→ GIVEN INSTRUCTION
Transcribe every line exactly and omit anything that is a picture.

→ DATASET SECTION
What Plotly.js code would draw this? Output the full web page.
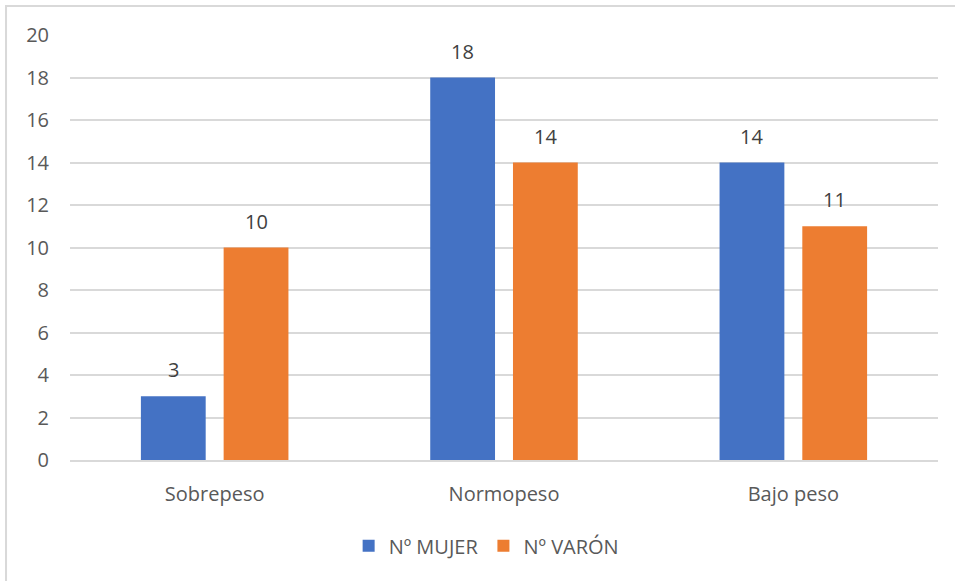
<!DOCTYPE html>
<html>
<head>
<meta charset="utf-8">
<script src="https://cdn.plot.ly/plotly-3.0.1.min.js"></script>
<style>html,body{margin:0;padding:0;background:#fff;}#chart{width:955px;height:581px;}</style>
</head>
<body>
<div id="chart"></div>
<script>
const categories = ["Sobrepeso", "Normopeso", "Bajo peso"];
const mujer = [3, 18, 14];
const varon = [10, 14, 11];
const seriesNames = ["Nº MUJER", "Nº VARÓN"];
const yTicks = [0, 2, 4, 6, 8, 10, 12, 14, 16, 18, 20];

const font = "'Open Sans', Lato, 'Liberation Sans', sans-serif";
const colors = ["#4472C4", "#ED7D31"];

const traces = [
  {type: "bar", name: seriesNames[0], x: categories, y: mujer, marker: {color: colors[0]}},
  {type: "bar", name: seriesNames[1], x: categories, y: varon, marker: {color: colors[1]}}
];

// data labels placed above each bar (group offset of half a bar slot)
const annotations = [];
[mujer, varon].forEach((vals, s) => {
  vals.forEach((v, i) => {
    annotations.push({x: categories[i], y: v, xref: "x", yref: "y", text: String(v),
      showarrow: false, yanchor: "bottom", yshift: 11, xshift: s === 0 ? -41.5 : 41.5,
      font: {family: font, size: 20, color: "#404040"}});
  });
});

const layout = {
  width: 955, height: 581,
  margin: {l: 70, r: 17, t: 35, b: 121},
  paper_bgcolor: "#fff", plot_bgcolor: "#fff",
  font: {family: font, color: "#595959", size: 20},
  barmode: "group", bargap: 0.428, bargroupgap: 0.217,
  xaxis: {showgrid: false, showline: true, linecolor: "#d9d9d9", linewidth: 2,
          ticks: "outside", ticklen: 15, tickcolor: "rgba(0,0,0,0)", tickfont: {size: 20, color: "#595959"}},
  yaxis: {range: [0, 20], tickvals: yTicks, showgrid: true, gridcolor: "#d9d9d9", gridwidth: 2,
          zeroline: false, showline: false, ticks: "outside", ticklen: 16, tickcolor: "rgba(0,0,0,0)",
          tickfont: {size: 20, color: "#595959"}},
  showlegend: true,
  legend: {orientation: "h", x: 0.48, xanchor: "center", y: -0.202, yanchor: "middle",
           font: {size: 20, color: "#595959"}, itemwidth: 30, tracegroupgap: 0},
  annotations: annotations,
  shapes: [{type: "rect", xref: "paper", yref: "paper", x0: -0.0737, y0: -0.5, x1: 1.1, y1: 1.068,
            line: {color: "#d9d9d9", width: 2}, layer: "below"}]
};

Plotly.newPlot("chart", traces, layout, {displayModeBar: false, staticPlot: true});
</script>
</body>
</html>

→ SOLUTION FOR THIS TASK
What Plotly.js code would draw this? Output the full web page.
<!DOCTYPE html>
<html>
<head>
<meta charset="utf-8">
<script src="https://cdn.plot.ly/plotly-3.0.1.min.js"></script>
<style>html,body{margin:0;padding:0;background:#fff;}#chart{width:955px;height:581px;}</style>
</head>
<body>
<div id="chart"></div>
<script>
const categories = ["Sobrepeso", "Normopeso", "Bajo peso"];
const mujer = [3, 18, 14];
const varon = [10, 14, 11];
const seriesNames = ["Nº MUJER", "Nº VARÓN"];
const yTicks = [0, 2, 4, 6, 8, 10, 12, 14, 16, 18, 20];

const font = "'Open Sans', Lato, 'Liberation Sans', sans-serif";
const colors = ["#4472C4", "#ED7D31"];

const traces = [
  {type: "bar", name: seriesNames[0], x: categories, y: mujer, marker: {color: colors[0]}},
  {type: "bar", name: seriesNames[1], x: categories, y: varon, marker: {color: colors[1]}}
];

// data labels placed above each bar (group offset of half a bar slot)
const annotations = [];
[mujer, varon].forEach((vals, s) => {
  vals.forEach((v, i) => {
    annotations.push({x: categories[i], y: v, xref: "x", yref: "y", text: String(v),
      showarrow: false, yanchor: "bottom", yshift: 11, xshift: s === 0 ? -41.5 : 41.5,
      font: {family: font, size: 20, color: "#404040"}});
  });
});

const layout = {
  width: 955, height: 581,
  margin: {l: 70, r: 17, t: 35, b: 121},
  paper_bgcolor: "#fff", plot_bgcolor: "#fff",
  font: {family: font, color: "#595959", size: 20},
  barmode: "group", bargap: 0.428, bargroupgap: 0.217,
  xaxis: {showgrid: false, showline: true, linecolor: "#d9d9d9", linewidth: 2,
          ticks: "outside", ticklen: 15, tickcolor: "rgba(0,0,0,0)", tickfont: {size: 20, color: "#595959"}},
  yaxis: {range: [0, 20], tickvals: yTicks, showgrid: true, gridcolor: "#d9d9d9", gridwidth: 2,
          zeroline: false, showline: false, ticks: "outside", ticklen: 16, tickcolor: "rgba(0,0,0,0)",
          tickfont: {size: 20, color: "#595959"}},
  showlegend: true,
  legend: {orientation: "h", x: 0.48, xanchor: "center", y: -0.202, yanchor: "middle",
           font: {size: 20, color: "#595959"}, itemwidth: 30, tracegroupgap: 0},
  annotations: annotations,
  shapes: [{type: "rect", xref: "paper", yref: "paper", x0: -0.0737, y0: -0.5, x1: 1.1, y1: 1.068,
            line: {color: "#d9d9d9", width: 2}, layer: "below"}]
};

Plotly.newPlot("chart", traces, layout, {displayModeBar: false, staticPlot: true});
</script>
</body>
</html>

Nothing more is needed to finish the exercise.